47Au début des années 1960, le parc autorail de la SNCF connaît donc une sorte d’apogée, et les autorails puissants (825 ch) qui composent environ 35 % du parc assurent des relations rapides de jour, des correspondances rapides pour des prolongements de parcours des grands trains rapides, des dessertes de lignes de montagne, et ceci souvent sur des parcours totalisant plusieurs centaines de kilomètres : traversées intégrales du Massif central, relations Lyon – Bordeaux ou Lyon – Toulouse, ou celles des Alpes avec Grenoble – Digne. Les quelques voyageurs effectuant le trajet complet passent une dizaine d’heures dans un confort très relatif, la majorité des occupants faisant, bien sûr, des trajets partiels. Les autres autorails, les 65 % du parc restant, sont essentiellement des 300 ch ou moins, d’avant-guerre ou récents, assurant sur l’ensemble du réseau un service omnibus en fonction des compositions très diversifiées selon les besoins de l’Exploitation : M + R, M + R + M, M + R + R, etc.

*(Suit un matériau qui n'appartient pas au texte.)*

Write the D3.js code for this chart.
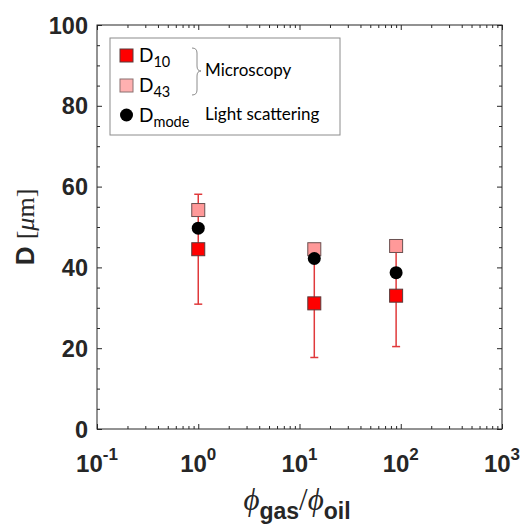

48Mais à partir du milieu des années 1960, la situation évolue. La traction connaît des changements importants : les électrifications progressent et la traction diesel de ligne est définitivement au point et active. Le train classique, maintenant à traction électrique ou diesel, est moins cher et plus performant que le train à vapeur. L’autorail voit le fossé qui le séparait de la locomotive à vapeur se combler quelque peu. Il est plus facile, un jour de pointe, d’engager une BB 67 000 et quelques voitures récentes et légères qu’une Pacific en tête d’une lourde rame OCEM des années 1920. Par ailleurs, en dépit de toute l’affection que lui portent les services de l’Exploitation, l’autorail est peu aimé par le grand public : « Les autorails sont actuellement considérés comme essentiellement inconfortables. Alors qu’aux premiers temps de leur activité ils constituaient un facteur attractif du chemin de fer, ils sont, actuellement, trop souvent considérés par la clientèle la plus fidèle comme des repoussoirs, et le remplacement d’un train par un autorail est souvent ressenti comme une brimade par de nombreux abonnés.4 » Ces lignes parues en 1964, écrites par Yves Machefert-Tassin, sont éloquentes : non seulement il connaît parfaitement la situation, mais il l’a vécue à l’époque. Il est temps, pour la SNCF, de songer à une nouvelle génération d’autorails et à une nouvelle doctrine pour leur conception et leur utilisation.